Registration of the Project with RERA is one more reason to penalise Lavasa for the delay
- Lavasa itself has registered this project under the RERA and accepted its liabilities under the Act.
- If the Lavasa has registered itself under the RERA, it follows that Lavasa has submitted itself to the jurisdiction of the RERA. Now Lavasa cannot contend that the provisions of Section 18 of the RERA are not applicable to it, as the ‘Agreements’ executed with the Respondents are ‘Agreements of Lease’ and not an ‘Agreement of Sale’.
- By registering itself under the RERA and availing the benefits, which were available under the RERA, Lavasa cannot approbate and reprobate.
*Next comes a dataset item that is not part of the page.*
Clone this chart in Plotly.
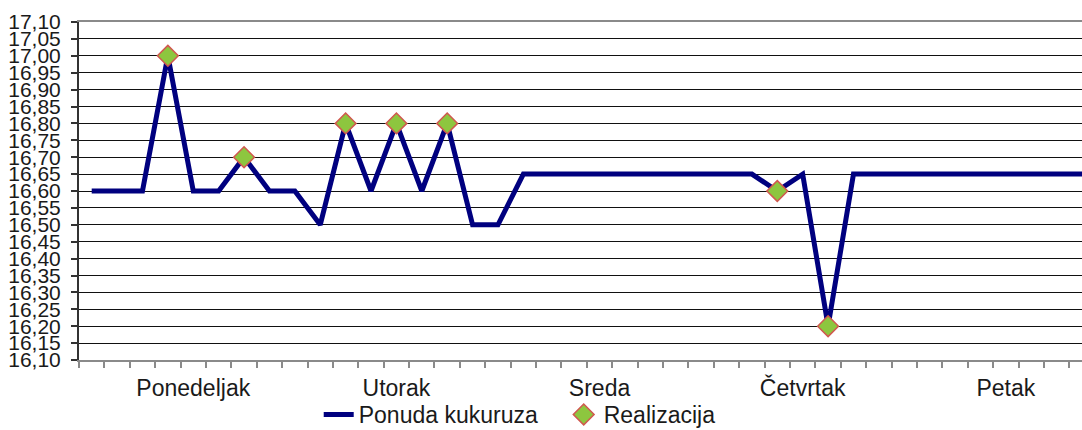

Even though registration under RERA could have been obtained only for a part of the project, the fact that Lavasa voluntary registered the entire project under RERA, it had to face consequences under RERA
- By volunteering to register itself under the RERA, Lavasa has surrendered itself to the jurisdiction of the Adjudicating Authority, established under the RERA. The option was available to the Lavasa to register only part of the project and not the entire or part of the project, in respect of which the ‘Agreements of Lease’ are executed. The Lavasa had not exercised that option. Without any qualification or reservation, Lavasa has registered the entire project with RERA. Lavasa cannot, therefore, contend that, the Adjudicating Authority established under the RERA has no jurisdiction to entertain the complaints filed by the Allottees under Section 18 of the said Act.
- The provisions of the RERA cannot be bifurcated in the sense that, only in respect of certain aspects, the Lavasa can avail benefit of the said Act; by registering itself and as per its convenience, whenever Lavasa has to comply with the obligations therein, it can raise contention that the provisions of the RERA are not applicable, because it is an ‘Agreement of Lease’.
- QUICK COMMENTS
- The judgment of the Honorable Bombay High Court is a big aid and relief to the home buyers who are allotted flats under similar arrangements of long term leases which are commonly used at the time of sale of villas / chalets in township projects in Maharashtra.
- While in this case the lease period was of 999 years, the principle may also apply for leases for a comparatively shorter duration or in other alternate conveyancing structures where major portion of the consideration is paid to the Developer. A question may however arise whether long term leases where major portion of the consideration is not paid upfront will be looked at the same way.
- The judgment may be used as a precedent to support an argument (in non-RERA matters) that an Agreement of lease for perpetuity is the same as a Sale transaction.